Nous avons connu l’expression de cette loi de l’évolution historique, jamais totalement aboutie, avec une puissance et des degrés variables au Sénégal en 1947, 1968, 1988, 2011, au Burkina Faso avec Thomas Sankara puis récemment en 2014 et 2015 qui a chassé l’assassin B. Compaoré et au Mali en 1991 avec la chute de la dictature fasciste de Moussa Traoré, etc., pour ne citer que quelques exemples dans notre sous-région ouest-africaine.
Les luttes électorales, notamment les prochaines qui se profilent en 2017 et 2019 (si le pouvoir libéral ne les change pas) sont inscrites, pour les Révolutionnaires Communistes que nous sommes, dans les “vingt années qui ne sont pas plus qu’un jour”, donc de ces “périodes de développement dit paisible” qui préparent les “journées qui concentrent en elles vingt années”.
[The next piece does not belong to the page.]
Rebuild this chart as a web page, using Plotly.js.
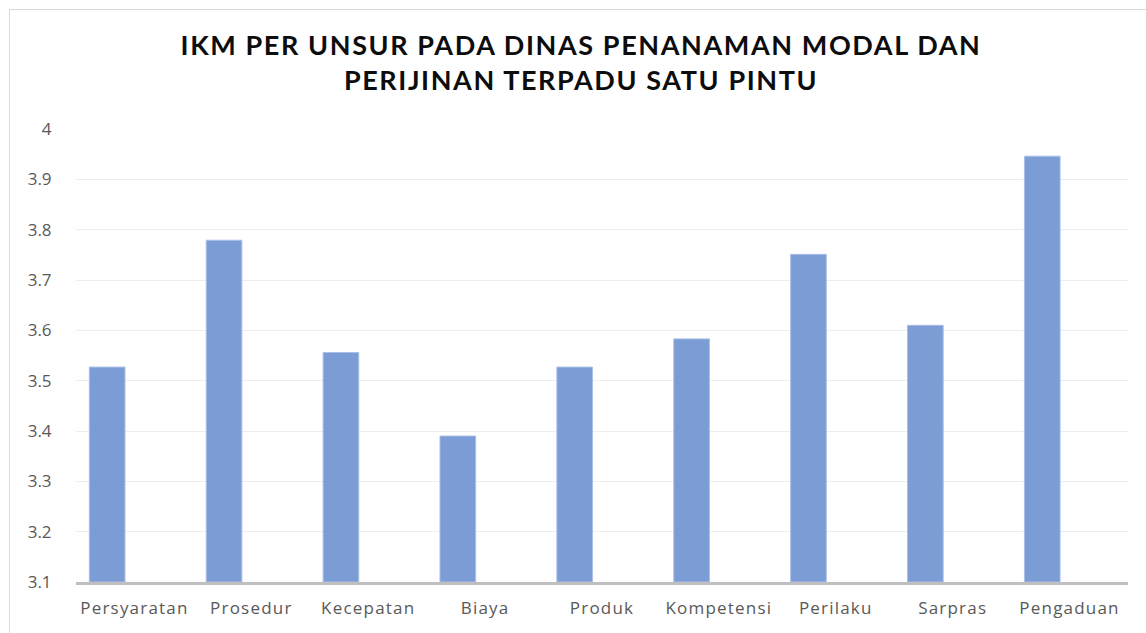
<!DOCTYPE html>
<html>
<head>
<meta charset="utf-8">
<script src="https://cdn.plot.ly/plotly-3.0.1.min.js"></script>
<style>
  html, body { margin: 0; padding: 0; background: #fff; }
  #wrap { position: relative; width: 1146px; height: 633px; overflow: hidden; }
  #chart { position: absolute; left: 0; top: 0; width: 1146px; height: 633px; }
  #frame { position: absolute; left: 9px; top: 9px; width: 1160px; height: 650px; border: 1.5px solid #d9d9d9; box-sizing: border-box; pointer-events: none; }
  .xtick text { letter-spacing: 1.2px; }
  .gtitle { letter-spacing: 1.6px; }
</style>
</head>
<body>
<div id="wrap">
  <div id="chart"></div>
  <div id="frame"></div>
</div>
<script>
const categories = ["Persyaratan", "Prosedur", "Kecepatan", "Biaya", "Produk", "Kompetensi", "Perilaku", "Sarpras", "Pengaduan"];
const values = [3.527, 3.779, 3.556, 3.390, 3.527, 3.583, 3.751, 3.610, 3.946];
const yTicks = [3.1, 3.2, 3.3, 3.4, 3.5, 3.6, 3.7, 3.8, 3.9, 4];
const yTickLabels = ["3.1", "3.2", "3.3", "3.4", "3.5", "3.6", "3.7", "3.8", "3.9", "4"];
const chartTitle = "IKM PER UNSUR PADA DINAS PENANAMAN MODAL DAN<br>PERIJINAN TERPADU SATU PINTU";
const axisMin = 3.1;

const trace = {
  type: "bar",
  x: categories,
  y: values.map(v => v - axisMin),
  base: axisMin,
  width: 0.305,
  offset: -0.386,
  marker: { color: "#7c9cd6", line: { color: "#a9bfe6", width: 1 } },
  hoverinfo: "x+y"
};

const layout = {
  width: 1146,
  height: 633,
  margin: { l: 76, r: 18, t: 129, b: 51 },
  paper_bgcolor: "#ffffff",
  plot_bgcolor: "#ffffff",
  showlegend: false,
  title: {
    text: chartTitle,
    font: { family: "Lato, 'Open Sans', sans-serif", size: 27, color: "#0d0d0d", weight: "bold" },
    x: 0.507, xref: "container", xanchor: "center",
    y: 0.913, yref: "container", yanchor: "top"
  },
  xaxis: {
    type: "category",
    showgrid: false,
    showline: true,
    linecolor: "#bfbfbf",
    linewidth: 3,
    ticks: "outside",
    ticklen: 9,
    tickcolor: "rgba(0,0,0,0)",
    tickfont: { family: "'Open Sans', sans-serif", size: 17, color: "#595959" },
    zeroline: false
  },
  yaxis: {
    range: [3.1, 4.0],
    tickvals: yTicks,
    ticktext: yTickLabels,
    showgrid: true,
    gridcolor: "#ededed",
    gridwidth: 1,
    showline: false,
    zeroline: false,
    ticks: "outside",
    ticklen: 20,
    tickcolor: "rgba(0,0,0,0)",
    tickfont: { family: "'Open Sans', sans-serif", size: 17, color: "#595959" },
    fixedrange: true
  },
  bargap: 0
};

Plotly.newPlot("chart", [trace], layout, { displayModeBar: false, staticPlot: true });
</script>
</body>
</html>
C’est le sens profond du combat pour les candidatures indépendantes de notre famille politique, la nouvelle Gauche à rassembler sans et contre les Libéraux et les Sociaux Libéraux aux Législatives et à la Présidentielle qui s’en viennent. C’est cela que les chefs historiques des partis de Gauche collabos au pouvoir veulent empêcher. C’est ce “siège en règle de la forteresse ennemie” que nous cherchons à mettre en place qu’ils veulent détruire.
Voilà pourquoi ils n’ont d’autre objectif aujourd’hui que de tout faire pour saboter toutes les velléités de rassemblement de nos forces saines éparpillées, celles des jeunes issus des luttes récentes et des vieux qui ont ce projet historique chevillé au corps pour réaliser ce but fondamental de conquête du pouvoir par la Gauche, engagé dès le 15 septembre 1957 par les signataires du Manifeste du Pai.